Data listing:
'''
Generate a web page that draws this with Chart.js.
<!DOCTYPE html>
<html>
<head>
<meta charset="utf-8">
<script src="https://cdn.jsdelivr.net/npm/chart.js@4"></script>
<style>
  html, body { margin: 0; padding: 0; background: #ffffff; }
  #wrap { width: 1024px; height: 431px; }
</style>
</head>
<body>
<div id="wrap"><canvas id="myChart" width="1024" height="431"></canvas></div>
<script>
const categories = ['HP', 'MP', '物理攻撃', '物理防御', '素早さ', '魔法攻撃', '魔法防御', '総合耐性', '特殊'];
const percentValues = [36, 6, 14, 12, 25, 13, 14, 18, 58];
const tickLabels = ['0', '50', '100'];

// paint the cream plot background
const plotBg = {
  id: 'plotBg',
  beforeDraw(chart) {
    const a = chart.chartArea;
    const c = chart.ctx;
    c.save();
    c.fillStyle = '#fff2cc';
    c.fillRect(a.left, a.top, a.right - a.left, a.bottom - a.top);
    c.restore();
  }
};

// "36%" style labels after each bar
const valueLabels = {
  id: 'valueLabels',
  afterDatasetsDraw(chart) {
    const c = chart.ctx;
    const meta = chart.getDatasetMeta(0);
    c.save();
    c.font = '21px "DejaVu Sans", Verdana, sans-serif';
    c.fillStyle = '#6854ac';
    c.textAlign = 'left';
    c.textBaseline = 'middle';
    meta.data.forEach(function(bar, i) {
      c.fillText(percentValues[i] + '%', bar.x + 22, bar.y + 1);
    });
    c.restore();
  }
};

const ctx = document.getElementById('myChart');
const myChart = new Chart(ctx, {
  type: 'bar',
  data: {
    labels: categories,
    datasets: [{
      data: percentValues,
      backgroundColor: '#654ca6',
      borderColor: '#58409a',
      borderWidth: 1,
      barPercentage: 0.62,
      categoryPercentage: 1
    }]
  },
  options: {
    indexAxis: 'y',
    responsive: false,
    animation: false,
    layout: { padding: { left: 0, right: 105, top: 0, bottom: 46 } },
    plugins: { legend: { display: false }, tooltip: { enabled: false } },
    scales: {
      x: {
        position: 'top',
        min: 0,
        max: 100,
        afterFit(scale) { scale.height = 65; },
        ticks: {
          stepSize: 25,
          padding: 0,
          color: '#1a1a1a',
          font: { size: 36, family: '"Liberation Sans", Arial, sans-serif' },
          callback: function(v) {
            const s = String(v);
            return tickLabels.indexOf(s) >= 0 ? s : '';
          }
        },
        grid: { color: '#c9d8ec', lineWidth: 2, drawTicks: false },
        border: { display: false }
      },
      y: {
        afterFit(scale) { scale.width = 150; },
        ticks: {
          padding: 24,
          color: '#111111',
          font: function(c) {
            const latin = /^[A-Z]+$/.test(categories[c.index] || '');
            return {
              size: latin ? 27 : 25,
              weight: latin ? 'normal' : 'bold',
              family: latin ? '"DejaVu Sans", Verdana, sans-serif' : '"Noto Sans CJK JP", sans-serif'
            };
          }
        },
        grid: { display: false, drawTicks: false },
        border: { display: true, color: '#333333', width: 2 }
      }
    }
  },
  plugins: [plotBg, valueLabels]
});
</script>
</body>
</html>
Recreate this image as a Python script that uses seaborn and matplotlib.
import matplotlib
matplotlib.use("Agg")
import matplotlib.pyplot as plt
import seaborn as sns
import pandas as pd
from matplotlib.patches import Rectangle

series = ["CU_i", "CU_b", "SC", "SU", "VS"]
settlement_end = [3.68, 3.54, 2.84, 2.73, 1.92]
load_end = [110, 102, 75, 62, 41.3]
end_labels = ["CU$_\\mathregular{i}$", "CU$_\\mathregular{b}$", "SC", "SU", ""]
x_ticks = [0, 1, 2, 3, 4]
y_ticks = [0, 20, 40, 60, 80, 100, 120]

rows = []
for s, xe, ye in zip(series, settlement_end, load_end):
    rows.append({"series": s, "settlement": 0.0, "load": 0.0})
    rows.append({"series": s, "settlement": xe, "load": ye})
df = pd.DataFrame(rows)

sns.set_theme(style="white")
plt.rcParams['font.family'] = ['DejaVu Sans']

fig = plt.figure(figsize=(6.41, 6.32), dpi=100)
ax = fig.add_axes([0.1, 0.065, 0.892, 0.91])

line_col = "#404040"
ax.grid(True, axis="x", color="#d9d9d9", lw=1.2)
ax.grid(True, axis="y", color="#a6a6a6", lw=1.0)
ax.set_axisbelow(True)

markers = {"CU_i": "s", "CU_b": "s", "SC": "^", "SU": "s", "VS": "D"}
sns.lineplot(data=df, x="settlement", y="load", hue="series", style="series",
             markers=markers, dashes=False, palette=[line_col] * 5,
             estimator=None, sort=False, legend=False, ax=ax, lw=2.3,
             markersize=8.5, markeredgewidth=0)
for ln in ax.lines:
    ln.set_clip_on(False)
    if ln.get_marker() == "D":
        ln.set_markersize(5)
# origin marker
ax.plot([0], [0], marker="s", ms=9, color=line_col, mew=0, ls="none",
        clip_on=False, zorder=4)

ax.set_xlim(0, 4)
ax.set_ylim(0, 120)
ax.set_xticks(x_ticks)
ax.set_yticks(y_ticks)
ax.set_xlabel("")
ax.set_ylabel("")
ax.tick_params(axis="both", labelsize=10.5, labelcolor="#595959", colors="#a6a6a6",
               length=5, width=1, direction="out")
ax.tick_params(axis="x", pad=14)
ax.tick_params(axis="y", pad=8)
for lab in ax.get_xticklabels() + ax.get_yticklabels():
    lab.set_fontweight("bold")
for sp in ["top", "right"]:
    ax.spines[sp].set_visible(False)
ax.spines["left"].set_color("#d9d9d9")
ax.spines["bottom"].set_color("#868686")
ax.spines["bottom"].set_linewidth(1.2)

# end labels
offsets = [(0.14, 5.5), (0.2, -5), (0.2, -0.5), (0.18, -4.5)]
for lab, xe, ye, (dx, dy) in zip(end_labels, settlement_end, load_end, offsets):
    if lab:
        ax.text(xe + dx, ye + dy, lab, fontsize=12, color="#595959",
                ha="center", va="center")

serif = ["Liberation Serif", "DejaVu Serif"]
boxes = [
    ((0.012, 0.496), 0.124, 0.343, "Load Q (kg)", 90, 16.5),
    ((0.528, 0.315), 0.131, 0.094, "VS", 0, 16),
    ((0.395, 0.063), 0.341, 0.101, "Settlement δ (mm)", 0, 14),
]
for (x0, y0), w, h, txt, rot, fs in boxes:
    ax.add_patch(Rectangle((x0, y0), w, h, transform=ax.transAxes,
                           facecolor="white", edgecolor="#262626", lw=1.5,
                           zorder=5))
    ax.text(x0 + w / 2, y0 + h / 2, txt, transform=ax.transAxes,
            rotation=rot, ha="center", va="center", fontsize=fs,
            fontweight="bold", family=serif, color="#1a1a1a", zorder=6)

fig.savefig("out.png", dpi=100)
'''
Written request:
Repeat the listing exactly, from its first line to its last.

Result below:
Generate a web page that draws this with Chart.js.
<!DOCTYPE html>
<html>
<head>
<meta charset="utf-8">
<script src="https://cdn.jsdelivr.net/npm/chart.js@4"></script>
<style>
  html, body { margin: 0; padding: 0; background: #ffffff; }
  #wrap { width: 1024px; height: 431px; }
</style>
</head>
<body>
<div id="wrap"><canvas id="myChart" width="1024" height="431"></canvas></div>
<script>
const categories = ['HP', 'MP', '物理攻撃', '物理防御', '素早さ', '魔法攻撃', '魔法防御', '総合耐性', '特殊'];
const percentValues = [36, 6, 14, 12, 25, 13, 14, 18, 58];
const tickLabels = ['0', '50', '100'];

// paint the cream plot background
const plotBg = {
  id: 'plotBg',
  beforeDraw(chart) {
    const a = chart.chartArea;
    const c = chart.ctx;
    c.save();
    c.fillStyle = '#fff2cc';
    c.fillRect(a.left, a.top, a.right - a.left, a.bottom - a.top);
    c.restore();
  }
};

// "36%" style labels after each bar
const valueLabels = {
  id: 'valueLabels',
  afterDatasetsDraw(chart) {
    const c = chart.ctx;
    const meta = chart.getDatasetMeta(0);
    c.save();
    c.font = '21px "DejaVu Sans", Verdana, sans-serif';
    c.fillStyle = '#6854ac';
    c.textAlign = 'left';
    c.textBaseline = 'middle';
    meta.data.forEach(function(bar, i) {
      c.fillText(percentValues[i] + '%', bar.x + 22, bar.y + 1);
    });
    c.restore();
  }
};

const ctx = document.getElementById('myChart');
const myChart = new Chart(ctx, {
  type: 'bar',
  data: {
    labels: categories,
    datasets: [{
      data: percentValues,
      backgroundColor: '#654ca6',
      borderColor: '#58409a',
      borderWidth: 1,
      barPercentage: 0.62,
      categoryPercentage: 1
    }]
  },
  options: {
    indexAxis: 'y',
    responsive: false,
    animation: false,
    layout: { padding: { left: 0, right: 105, top: 0, bottom: 46 } },
    plugins: { legend: { display: false }, tooltip: { enabled: false } },
    scales: {
      x: {
        position: 'top',
        min: 0,
        max: 100,
        afterFit(scale) { scale.height = 65; },
        ticks: {
          stepSize: 25,
          padding: 0,
          color: '#1a1a1a',
          font: { size: 36, family: '"Liberation Sans", Arial, sans-serif' },
          callback: function(v) {
            const s = String(v);
            return tickLabels.indexOf(s) >= 0 ? s : '';
          }
        },
        grid: { color: '#c9d8ec', lineWidth: 2, drawTicks: false },
        border: { display: false }
      },
      y: {
        afterFit(scale) { scale.width = 150; },
        ticks: {
          padding: 24,
          color: '#111111',
          font: function(c) {
            const latin = /^[A-Z]+$/.test(categories[c.index] || '');
            return {
              size: latin ? 27 : 25,
              weight: latin ? 'normal' : 'bold',
              family: latin ? '"DejaVu Sans", Verdana, sans-serif' : '"Noto Sans CJK JP", sans-serif'
            };
          }
        },
        grid: { display: false, drawTicks: false },
        border: { display: true, color: '#333333', width: 2 }
      }
    }
  },
  plugins: [plotBg, valueLabels]
});
</script>
</body>
</html>
Recreate this image as a Python script that uses seaborn and matplotlib.
import matplotlib
matplotlib.use("Agg")
import matplotlib.pyplot as plt
import seaborn as sns
import pandas as pd
from matplotlib.patches import Rectangle

series = ["CU_i", "CU_b", "SC", "SU", "VS"]
settlement_end = [3.68, 3.54, 2.84, 2.73, 1.92]
load_end = [110, 102, 75, 62, 41.3]
end_labels = ["CU$_\\mathregular{i}$", "CU$_\\mathregular{b}$", "SC", "SU", ""]
x_ticks = [0, 1, 2, 3, 4]
y_ticks = [0, 20, 40, 60, 80, 100, 120]

rows = []
for s, xe, ye in zip(series, settlement_end, load_end):
    rows.append({"series": s, "settlement": 0.0, "load": 0.0})
    rows.append({"series": s, "settlement": xe, "load": ye})
df = pd.DataFrame(rows)

sns.set_theme(style="white")
plt.rcParams['font.family'] = ['DejaVu Sans']

fig = plt.figure(figsize=(6.41, 6.32), dpi=100)
ax = fig.add_axes([0.1, 0.065, 0.892, 0.91])

line_col = "#404040"
ax.grid(True, axis="x", color="#d9d9d9", lw=1.2)
ax.grid(True, axis="y", color="#a6a6a6", lw=1.0)
ax.set_axisbelow(True)

markers = {"CU_i": "s", "CU_b": "s", "SC": "^", "SU": "s", "VS": "D"}
sns.lineplot(data=df, x="settlement", y="load", hue="series", style="series",
             markers=markers, dashes=False, palette=[line_col] * 5,
             estimator=None, sort=False, legend=False, ax=ax, lw=2.3,
             markersize=8.5, markeredgewidth=0)
for ln in ax.lines:
    ln.set_clip_on(False)
    if ln.get_marker() == "D":
        ln.set_markersize(5)
# origin marker
ax.plot([0], [0], marker="s", ms=9, color=line_col, mew=0, ls="none",
        clip_on=False, zorder=4)

ax.set_xlim(0, 4)
ax.set_ylim(0, 120)
ax.set_xticks(x_ticks)
ax.set_yticks(y_ticks)
ax.set_xlabel("")
ax.set_ylabel("")
ax.tick_params(axis="both", labelsize=10.5, labelcolor="#595959", colors="#a6a6a6",
               length=5, width=1, direction="out")
ax.tick_params(axis="x", pad=14)
ax.tick_params(axis="y", pad=8)
for lab in ax.get_xticklabels() + ax.get_yticklabels():
    lab.set_fontweight("bold")
for sp in ["top", "right"]:
    ax.spines[sp].set_visible(False)
ax.spines["left"].set_color("#d9d9d9")
ax.spines["bottom"].set_color("#868686")
ax.spines["bottom"].set_linewidth(1.2)

# end labels
offsets = [(0.14, 5.5), (0.2, -5), (0.2, -0.5), (0.18, -4.5)]
for lab, xe, ye, (dx, dy) in zip(end_labels, settlement_end, load_end, offsets):
    if lab:
        ax.text(xe + dx, ye + dy, lab, fontsize=12, color="#595959",
                ha="center", va="center")

serif = ["Liberation Serif", "DejaVu Serif"]
boxes = [
    ((0.012, 0.496), 0.124, 0.343, "Load Q (kg)", 90, 16.5),
    ((0.528, 0.315), 0.131, 0.094, "VS", 0, 16),
    ((0.395, 0.063), 0.341, 0.101, "Settlement δ (mm)", 0, 14),
]
for (x0, y0), w, h, txt, rot, fs in boxes:
    ax.add_patch(Rectangle((x0, y0), w, h, transform=ax.transAxes,
                           facecolor="white", edgecolor="#262626", lw=1.5,
                           zorder=5))
    ax.text(x0 + w / 2, y0 + h / 2, txt, transform=ax.transAxes,
            rotation=rot, ha="center", va="center", fontsize=fs,
            fontweight="bold", family=serif, color="#1a1a1a", zorder=6)

fig.savefig("out.png", dpi=100)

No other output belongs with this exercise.